Your goal: Leave out every picture, then transcribe the rest of the listing exactly.

Supplied material:
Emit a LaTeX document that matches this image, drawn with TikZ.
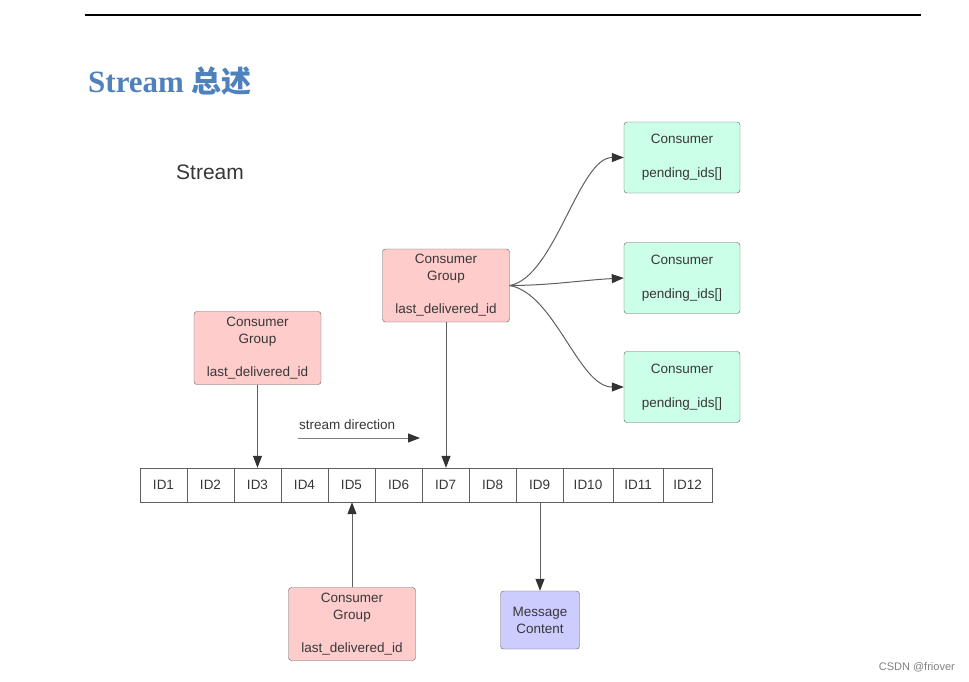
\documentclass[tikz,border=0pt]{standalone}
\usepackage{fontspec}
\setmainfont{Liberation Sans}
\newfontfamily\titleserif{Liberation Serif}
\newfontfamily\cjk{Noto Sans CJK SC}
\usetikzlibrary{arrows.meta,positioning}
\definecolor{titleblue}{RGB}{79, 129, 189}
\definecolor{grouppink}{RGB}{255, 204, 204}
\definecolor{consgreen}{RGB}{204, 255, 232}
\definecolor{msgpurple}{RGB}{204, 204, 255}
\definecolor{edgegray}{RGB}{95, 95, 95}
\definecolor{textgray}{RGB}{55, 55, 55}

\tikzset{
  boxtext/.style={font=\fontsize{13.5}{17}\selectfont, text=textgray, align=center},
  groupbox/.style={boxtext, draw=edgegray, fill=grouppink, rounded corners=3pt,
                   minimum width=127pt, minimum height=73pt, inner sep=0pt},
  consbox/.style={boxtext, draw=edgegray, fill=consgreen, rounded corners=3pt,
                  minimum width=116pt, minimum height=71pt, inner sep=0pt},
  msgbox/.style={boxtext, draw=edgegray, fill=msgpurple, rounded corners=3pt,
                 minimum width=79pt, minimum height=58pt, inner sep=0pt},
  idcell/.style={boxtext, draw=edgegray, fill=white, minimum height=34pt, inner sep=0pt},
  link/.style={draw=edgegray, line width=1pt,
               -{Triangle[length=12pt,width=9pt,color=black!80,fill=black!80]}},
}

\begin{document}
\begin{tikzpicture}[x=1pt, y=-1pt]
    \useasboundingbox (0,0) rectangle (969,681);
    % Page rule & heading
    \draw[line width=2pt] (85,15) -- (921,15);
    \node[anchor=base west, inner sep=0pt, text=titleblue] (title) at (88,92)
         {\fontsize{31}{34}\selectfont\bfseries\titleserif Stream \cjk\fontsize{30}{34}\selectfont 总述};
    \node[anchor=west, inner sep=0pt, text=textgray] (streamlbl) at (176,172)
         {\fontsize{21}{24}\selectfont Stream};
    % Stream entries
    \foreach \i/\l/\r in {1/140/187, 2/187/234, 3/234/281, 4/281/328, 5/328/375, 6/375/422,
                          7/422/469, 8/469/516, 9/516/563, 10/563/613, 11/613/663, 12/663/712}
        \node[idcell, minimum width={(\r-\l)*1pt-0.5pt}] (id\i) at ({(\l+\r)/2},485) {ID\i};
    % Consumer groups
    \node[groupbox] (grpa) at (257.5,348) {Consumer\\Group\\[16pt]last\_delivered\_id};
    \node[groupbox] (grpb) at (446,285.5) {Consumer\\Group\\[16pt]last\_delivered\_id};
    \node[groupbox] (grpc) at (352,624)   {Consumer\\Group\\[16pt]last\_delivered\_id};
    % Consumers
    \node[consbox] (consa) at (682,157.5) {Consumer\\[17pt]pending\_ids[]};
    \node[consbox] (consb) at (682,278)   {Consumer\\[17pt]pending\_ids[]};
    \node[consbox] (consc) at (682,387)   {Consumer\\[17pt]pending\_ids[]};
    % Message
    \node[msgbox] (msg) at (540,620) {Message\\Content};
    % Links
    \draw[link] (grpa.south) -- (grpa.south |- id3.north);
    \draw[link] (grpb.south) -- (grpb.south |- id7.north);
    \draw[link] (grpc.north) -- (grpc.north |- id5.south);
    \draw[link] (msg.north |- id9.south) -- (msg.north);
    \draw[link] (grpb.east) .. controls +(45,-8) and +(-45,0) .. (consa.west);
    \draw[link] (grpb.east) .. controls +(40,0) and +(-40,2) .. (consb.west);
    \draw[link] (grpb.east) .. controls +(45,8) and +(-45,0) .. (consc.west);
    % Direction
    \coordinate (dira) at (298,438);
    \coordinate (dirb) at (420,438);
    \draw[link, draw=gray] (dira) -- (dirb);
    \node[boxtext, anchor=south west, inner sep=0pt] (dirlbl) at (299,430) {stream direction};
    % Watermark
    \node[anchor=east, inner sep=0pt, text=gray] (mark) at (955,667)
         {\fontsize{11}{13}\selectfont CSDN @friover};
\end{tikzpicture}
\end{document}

Task response:
Emit a LaTeX document that matches this image, drawn with TikZ.
\documentclass[tikz,border=0pt]{standalone}
\usepackage{fontspec}
\setmainfont{Liberation Sans}
\newfontfamily\titleserif{Liberation Serif}
\newfontfamily\cjk{Noto Sans CJK SC}
\usetikzlibrary{arrows.meta,positioning}
\definecolor{titleblue}{RGB}{79, 129, 189}
\definecolor{grouppink}{RGB}{255, 204, 204}
\definecolor{consgreen}{RGB}{204, 255, 232}
\definecolor{msgpurple}{RGB}{204, 204, 255}
\definecolor{edgegray}{RGB}{95, 95, 95}
\definecolor{textgray}{RGB}{55, 55, 55}

\tikzset{
  boxtext/.style={font=\fontsize{13.5}{17}\selectfont, text=textgray, align=center},
  groupbox/.style={boxtext, draw=edgegray, fill=grouppink, rounded corners=3pt,
                   minimum width=127pt, minimum height=73pt, inner sep=0pt},
  consbox/.style={boxtext, draw=edgegray, fill=consgreen, rounded corners=3pt,
                  minimum width=116pt, minimum height=71pt, inner sep=0pt},
  msgbox/.style={boxtext, draw=edgegray, fill=msgpurple, rounded corners=3pt,
                 minimum width=79pt, minimum height=58pt, inner sep=0pt},
  idcell/.style={boxtext, draw=edgegray, fill=white, minimum height=34pt, inner sep=0pt},
  link/.style={draw=edgegray, line width=1pt,
               -{Triangle[length=12pt,width=9pt,color=black!80,fill=black!80]}},
}

\begin{document}
\begin{tikzpicture}[x=1pt, y=-1pt]
    \useasboundingbox (0,0) rectangle (969,681);
    % Page rule & heading
    \draw[line width=2pt] (85,15) -- (921,15);
    \node[anchor=base west, inner sep=0pt, text=titleblue] (title) at (88,92)
         {\fontsize{31}{34}\selectfont\bfseries\titleserif Stream \cjk\fontsize{30}{34}\selectfont 总述};
    \node[anchor=west, inner sep=0pt, text=textgray] (streamlbl) at (176,172)
         {\fontsize{21}{24}\selectfont Stream};
    % Stream entries
    \foreach \i/\l/\r in {1/140/187, 2/187/234, 3/234/281, 4/281/328, 5/328/375, 6/375/422,
                          7/422/469, 8/469/516, 9/516/563, 10/563/613, 11/613/663, 12/663/712}
        \node[idcell, minimum width={(\r-\l)*1pt-0.5pt}] (id\i) at ({(\l+\r)/2},485) {ID\i};
    % Consumer groups
    \node[groupbox] (grpa) at (257.5,348) {Consumer\\Group\\[16pt]last\_delivered\_id};
    \node[groupbox] (grpb) at (446,285.5) {Consumer\\Group\\[16pt]last\_delivered\_id};
    \node[groupbox] (grpc) at (352,624)   {Consumer\\Group\\[16pt]last\_delivered\_id};
    % Consumers
    \node[consbox] (consa) at (682,157.5) {Consumer\\[17pt]pending\_ids[]};
    \node[consbox] (consb) at (682,278)   {Consumer\\[17pt]pending\_ids[]};
    \node[consbox] (consc) at (682,387)   {Consumer\\[17pt]pending\_ids[]};
    % Message
    \node[msgbox] (msg) at (540,620) {Message\\Content};
    % Links
    \draw[link] (grpa.south) -- (grpa.south |- id3.north);
    \draw[link] (grpb.south) -- (grpb.south |- id7.north);
    \draw[link] (grpc.north) -- (grpc.north |- id5.south);
    \draw[link] (msg.north |- id9.south) -- (msg.north);
    \draw[link] (grpb.east) .. controls +(45,-8) and +(-45,0) .. (consa.west);
    \draw[link] (grpb.east) .. controls +(40,0) and +(-40,2) .. (consb.west);
    \draw[link] (grpb.east) .. controls +(45,8) and +(-45,0) .. (consc.west);
    % Direction
    \coordinate (dira) at (298,438);
    \coordinate (dirb) at (420,438);
    \draw[link, draw=gray] (dira) -- (dirb);
    \node[boxtext, anchor=south west, inner sep=0pt] (dirlbl) at (299,430) {stream direction};
    % Watermark
    \node[anchor=east, inner sep=0pt, text=gray] (mark) at (955,667)
         {\fontsize{11}{13}\selectfont CSDN @friover};
\end{tikzpicture}
\end{document}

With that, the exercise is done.